Director Kinji Fukasaku, well known for his classic yakuza cycle Battles
Without Honour or Humanity, dismisses charges that his film could encourage
violence. "It's strange that it's received this certificate, as it does
not glamorize violence," says Fukasaku, an assertive 70-year-old. "The government
is trying to regulate the media on the grounds that some things are harmful
to young people. The politicians alleged that this film would be very harmful
to teenagers. I said that this was not the case. The debates got very heated,
and made Battle Royale very famous - so it became a great hit!"
Fukasaku claimed that, far from turning murder into a game, the film was
actually an examination of how teenagers react under extreme pressure, based
on his own wartime experiences.
The fact that violent films play unrated in Japan may surprise Americans
concerned about the effects of violence on viewers. But ideas of what is
acceptable and what is unacceptable are often culturally specific. Japanese
popular culture, from pornography to manga comics, brims with violence,
as documented in Ian Buruma's book Behind The Mask: On Sexual Demons,
Sacred Mothers, Transvestites, Gangsters, Drifters, and Other Japanese Cultural
Heroes.
The martial arts - whether practical or literary - are an integral
part of Chinese culture, so most Hong Kong kung-fu films receive a Category
2 rating, which allows children to see them. Furthermore, outside areas
of triad activity, Hong Kong is a very safe place.
Violence is perhaps integral to American culture, too.

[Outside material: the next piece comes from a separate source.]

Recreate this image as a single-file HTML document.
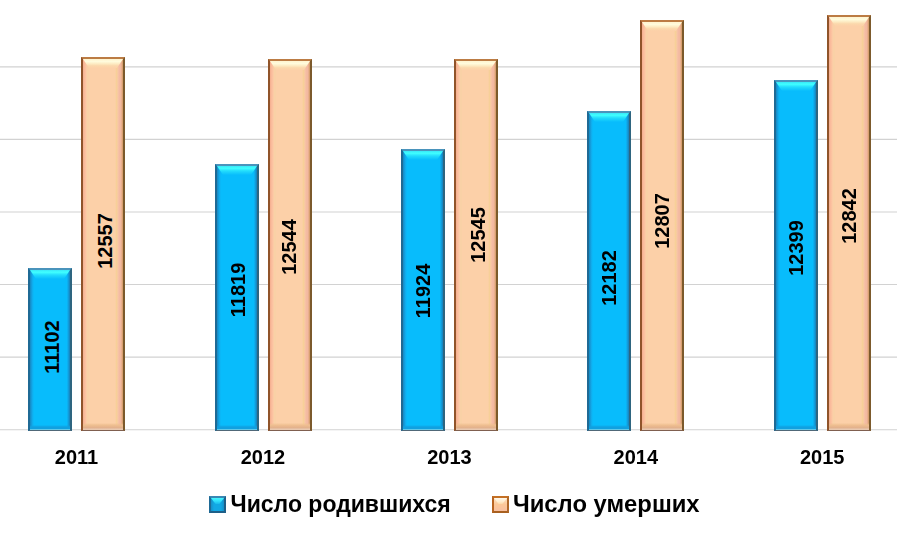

Many Americans' conceptions of society still hark back to the mythology of
the Wild West the frontier notions of self-reliance, small government,
and family values. As Westerns like John Ford's My Darling Clementine
show, the forces of order from the American East still had to use violent
means to "civilise" the anarchic forces of the Wild West. The gun-slinger
is the definitive image of the frontier years, and, perhaps, of the American
movie itself.
With his 1997 release Wyatt Earp, a tough reading
of the life of the legendary lawman, director/screenwriter Lawrence Kasdan
attempted to show how the values of the 19th Century still inform American
society today. "You can see the seeds of everything that's wrong with United
States in that time," Kasdan told me. "We have always had to deal with chaos.
People often say, 'what we need today is a Wyatt Earp'. Earp would just go
into a situation, blast away, and clean it up. It's a very American idea.
But the last 30 years has shown that, in modern society, it's impossible to
clean things up that way."
If Kasdan is right, banning violent films isn't going to improve the situation
on America's streets. It also means that viewers will be flocking to enjoy
Steven Seagal's violent brand of justice for some time to come.